Lithium-ion batteries come in many varieties, although remarkably similar on the surface these batteries vary in performance and the selection of active materials gives them distinctive qualities.
There are six main versions of Lithium-ion batteries namely Lithium Cobalt Oxide, Lithium Manganese Oxide, Lithium Nickel Manganese Cobalt Oxide, Lithium Iron Phosphate, Lithium Nickel Cobalt Aluminium Oxide and Lithium Titanate.
The cathode is what differentiates each battery. For example, the Lithium Cobalt Dioxide is made with a LiCoO2 cathode while the Lithium Iron Phosphate battery is made with LiFePO4 as the cathode. This means that there is a technical difference between Lithium-ion and speaking about Lithium Iron. Lithium-ion references the mode of electrical transfer inside the battery, where ions travelling in the electrolyte are lithium. Lithium Iron is a subset of the family of Lithium-ion batteries.
Despite the characteristics they have in common the different Lithium-ion systems and Lithium Iron batteries are different in terms of their stability, life span and application. Lithium Iron Phosphate has a high current rating and long cycle life, it is more tolerant to full charge conditions and is less stressed than other lithium-ion systems. It has a specific energy of 90/120 watt-hours per kilogram, a nominal voltage of 3.20V/3.30Va, the charge rate of 1C, and a discharge rate of 1-2,5C.

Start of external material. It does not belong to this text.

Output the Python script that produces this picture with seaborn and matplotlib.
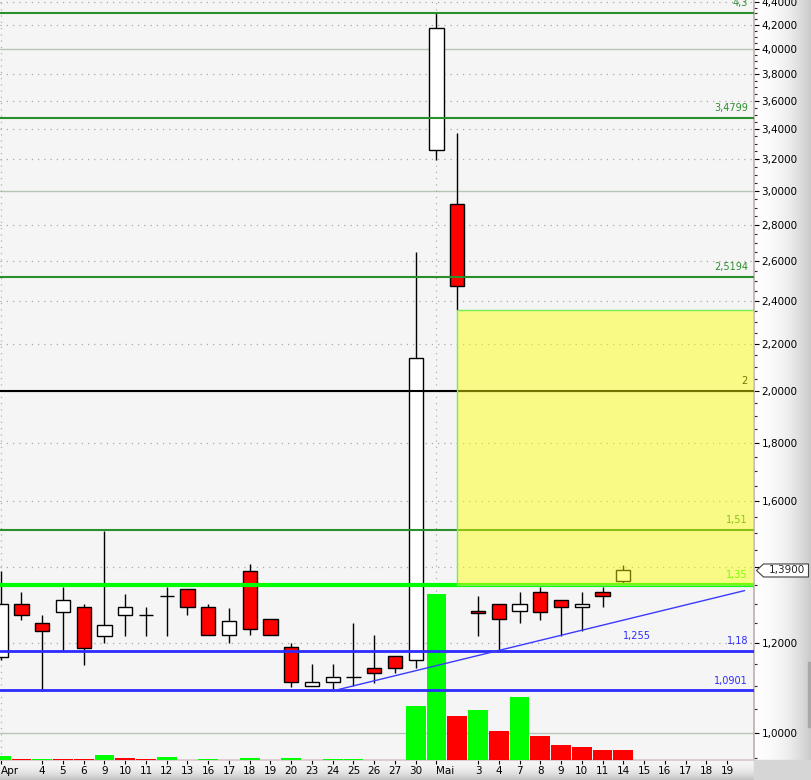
import numpy as np
import pandas as pd
import matplotlib
matplotlib.use('Agg')
import matplotlib.pyplot as plt
import seaborn as sns
from matplotlib.patches import Rectangle, Polygon
from matplotlib.ticker import FixedLocator, FuncFormatter, NullFormatter, NullLocator
from matplotlib.transforms import IdentityTransform

# x axis: one slot per trading day, Apr 2 .. May 19 (month name replaces the first label)
day_labels = ['Apr', '', '4', '5', '6', '9', '10', '11', '12', '13', '16', '17', '18',
              '19', '20', '23', '24', '25', '26', '27', '30', 'Mai', '', '3', '4', '7',
              '8', '9', '10', '11', '14', '15', '16', '17', '18', '19']

# daily candles, Apr 2 .. May 14
opens = [1.167, 1.298, 1.249, 1.279, 1.290, 1.218, 1.269, 1.269, 1.320, 1.338,
         1.290, 1.219, 1.388, 1.259, 1.190, 1.099, 1.108, 1.120, 1.140, 1.168,
         1.159, 3.258, 2.920, 1.280, 1.299, 1.280, 1.330, 1.309, 1.290, 1.330, 1.360]
highs = [1.389, 1.330, 1.269, 1.344, 1.299, 1.505, 1.325, 1.290, 1.344, 1.338,
         1.299, 1.288, 1.408, 1.259, 1.199, 1.150, 1.150, 1.250, 1.219, 1.168,
         2.651, 4.300, 3.372, 1.320, 1.299, 1.331, 1.344, 1.309, 1.331, 1.344, 1.406]
lows = [1.159, 1.257, 1.089, 1.181, 1.148, 1.199, 1.218, 1.218, 1.218, 1.269,
        1.219, 1.199, 1.219, 1.219, 1.098, 1.099, 1.089, 1.100, 1.107, 1.129,
        1.140, 3.194, 2.357, 1.217, 1.182, 1.249, 1.258, 1.216, 1.229, 1.292, 1.354]
closes = [1.298, 1.269, 1.229, 1.309, 1.189, 1.244, 1.290, 1.269, 1.320, 1.290,
          1.219, 1.254, 1.234, 1.219, 1.108, 1.108, 1.120, 1.120, 1.129, 1.140,
          2.138, 4.171, 2.476, 1.275, 1.259, 1.299, 1.279, 1.290, 1.298, 1.319, 1.390]

# volume (thousands) and bar colour
volume = [4, 1, 1, 1, 1, 5, 2, 1, 3, 0.5, 1, 0.5, 2, 0.5, 2, 0.5, 1, 1, 0.5, 0.5,
          54, 166, 44, 50, 29, 63, 24, 15, 13, 10, 10]
vol_side = ['up', 'down', 'up', 'down', 'down', 'up', 'down', 'down', 'up', 'down',
            'up', 'down', 'up', 'down', 'up', 'down', 'up', 'up', 'down', 'down',
            'up', 'up', 'down', 'up', 'down', 'up', 'down', 'down', 'down', 'down', 'down']

# drawn levels
green_levels = [4.3, 3.4799, 2.5194, 1.51]
green_texts = ['4,3', '3,4799', '2,5194', '1,51']
black_level = 2.0
lime_level = 1.35
blue_levels = [1.18, 1.0901]
blue_texts = ['1,18', '1,0901']
trend_from, trend_to = 16, 24      # the trendline runs through these two lows
trend_text = '1,255'
zone_start = 22                    # yellow zone: from this day's low down to 1.35

sns.set_theme(style='ticks')
plt.rcParams['font.family'] = ['DejaVu Sans']

n = len(closes)
x = np.arange(n)
X_MIN, X_MAX = -0.034, 36.3
Y_MIN, Y_MAX = 0.9467, 4.417

fig = plt.figure(figsize=(8.12, 7.80), dpi=100)
pos = [0, 20 / 780, 754 / 812, 760 / 780]

# window chrome: gradient strips right of and below the chart
g = np.linspace(0, 1, 64) ** 2.2
ax_r = fig.add_axes([754 / 812, 0, 58 / 812, 1])
ax_r.imshow((0.995 - 0.21 * g)[None, :, None] * np.ones((1, 1, 3)), aspect='auto', extent=[0, 1, 0, 1])
ax_r.axis('off')
ax_b = fig.add_axes([0, 0, 754 / 812, 20 / 780])
ax_b.imshow((0.96 - 0.2 * g)[:, None, None] * np.ones((1, 1, 3)), aspect='auto', extent=[0, 1, 0, 1])
ax_b.axis('off')
fig.add_artist(Rectangle((754 / 812, 0), 58 / 812, 20 / 780, transform=fig.transFigure,
                         color='#d6d6d6', zorder=1))
fig.add_artist(Rectangle((808 / 812, 53 / 780), 4 / 812, 65 / 780, transform=fig.transFigure,
                         color='#a8a8a8', zorder=1))

ax_bg = fig.add_axes(pos)
axv = fig.add_axes(pos)
ax = fig.add_axes(pos)
ax_bg.set_facecolor('#f5f5f5')
for a in (ax_bg, ax):
    a.set_yscale('log')
    a.set_ylim(Y_MIN, Y_MAX)

# grid
grid_vals = np.round(np.arange(1.0, 4.41, 0.2), 1)
for v in grid_vals:
    if v == int(v):
        ax_bg.axhline(v, color='#b9c4b9', lw=1.0)
    else:
        ax_bg.axhline(v, color='#a9a9a9', lw=0.9, ls=(0, (1, 4)))
for i, lab in enumerate(day_labels):
    if lab.isalpha():
        ax_bg.axvline(i, color='#a3bba3', lw=0.9, ls=(0, (1, 4)))


def price_fmt(v, p):
    # the 1,4000 label sits under the last-price tag
    if abs(v - 1.4) < 1e-9:
        return ''
    return f'{v:.4f}'.replace('.', ',')


ax_bg.yaxis.tick_right()
ax_bg.yaxis.set_major_locator(FixedLocator(grid_vals))
ax_bg.yaxis.set_minor_locator(FixedLocator(np.arange(0.95, 4.45, 0.05)))
ax_bg.yaxis.set_major_formatter(FuncFormatter(price_fmt))
ax_bg.yaxis.set_minor_formatter(NullFormatter())
ax_bg.tick_params(axis='y', which='major', length=3.8, width=0.8, pad=1.5, labelsize=7.5,
                  colors='black', right=True, left=False)
ax_bg.tick_params(axis='y', which='minor', length=2.3, width=0.8, right=True, left=False)
ticks = [i for i, lab in enumerate(day_labels) if lab]
ax_bg.set_xticks(ticks, [day_labels[i] for i in ticks])
ax_bg.xaxis.set_minor_locator(NullLocator())
ax_bg.tick_params(axis='x', length=3, width=0.8, pad=1.5, labelsize=7.5, colors='black')
for t in ax_bg.get_xticklabels():
    if t.get_text().isalpha():
        t.set_ha('left')
ax_bg.spines['top'].set_visible(False)
ax_bg.spines['left'].set_visible(False)
ax_bg.spines['right'].set_color('#c4b0b0')
ax_bg.spines['bottom'].set_color('#d9c9c9')

# volume
vol_df = pd.DataFrame({'day': x, 'volume': volume, 'side': vol_side})
sns.barplot(data=vol_df, x='day', y='volume', hue='side',
            palette={'up': '#00ff00', 'down': '#ff0000'}, native_scale=True, dodge=False,
            width=0.95, saturation=1, errorbar=None, legend=False, ax=axv, linewidth=0)
axv.set_ylim(0, 760)
axv.axis('off')

# candles
o = np.array(opens)
c = np.array(closes)
body_col = ['white' if cc >= oo else '#ff0000' for oo, cc in zip(o, c)]
ax.vlines(x, lows, highs, color='black', lw=1.0, zorder=3)
ax.bar(x, np.abs(c - o), bottom=np.minimum(o, c), width=0.68, color=body_col,
       edgecolor='black', linewidth=1.0, zorder=4)

# levels
for lv in green_levels:
    ax.axhline(lv, color='#2b8f2b', lw=1.5, zorder=5)
ax.axhline(black_level, color='black', lw=1.5, zorder=5)
ax.axhline(lime_level, color='#00ff00', lw=3.0, zorder=5)
for lv in blue_levels:
    ax.axhline(lv, color='#2c2cff', lw=2.0, zorder=5)

slope = (np.log(lows[trend_to]) - np.log(lows[trend_from])) / (trend_to - trend_from)
tx = np.array([trend_from, 35.85])
ax.plot(tx, lows[trend_from] * np.exp(slope * (tx - trend_from)), color='#3a3aff', lw=1.0, zorder=5)


def level_label(y, text, color):
    ax.annotate(text, xy=(0.992, y), xycoords=('axes fraction', 'data'), xytext=(0, 3.5),
                textcoords='offset points', ha='right', va='bottom', fontsize=7,
                color=color, zorder=6, clip_on=True)


for lv, t in zip(green_levels, green_texts):
    level_label(lv, t, '#2b8f2b')
level_label(black_level, '2', 'black')
level_label(lime_level, '1,35', '#00ff00')
for lv, t in zip(blue_levels, blue_texts):
    level_label(lv, t, '#2c2cff')
ax.text(30.65, 1.217, trend_text, ha='center', va='center', fontsize=7, color='#2c2cff', zorder=6)

# yellow target zone, drawn semi transparent over everything below it
ax.add_patch(Rectangle((zone_start, lime_level), X_MAX + 1 - zone_start, lows[zone_start] - lime_level,
                       facecolor=(1, 1, 0, 0.45), edgecolor='#74ee52', lw=1.0, zorder=7))

for a in (ax_bg, axv, ax):
    a.set_xlim(X_MIN, X_MAX)
ax.axis('off')

# last price tag on the price scale
yd = ax.transData.transform((0, closes[-1]))[1]
xd = ax.transAxes.transform((1, 0))[0] + 2.5
tag = [(xd, yd), (xd + 7, yd + 6.5), (xd + 52, yd + 6.5), (xd + 52, yd - 6.5), (xd + 7, yd - 6.5)]
fig.add_artist(Polygon(tag, closed=True, transform=IdentityTransform(), facecolor='white',
                       edgecolor='#404040', lw=0.8, zorder=10))
fig.text(xd + 30, yd, f'{closes[-1]:.4f}'.replace('.', ','), transform=IdentityTransform(),
         ha='center', va='center', fontsize=7.5, zorder=11)

fig.savefig('out.png', dpi=100)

Von Bormann says Lithium Iron Phosphate loses some distance in terms of specific energy per kilogramme, “However, this is not important in a stationary application where weight is less important. The Lithium Iron Phosphate cell is superior in terms of safety and price, over other Lithium-ion battery chemistry, and typically has a higher Life Expectancy and a Higher Specific Power,” he says.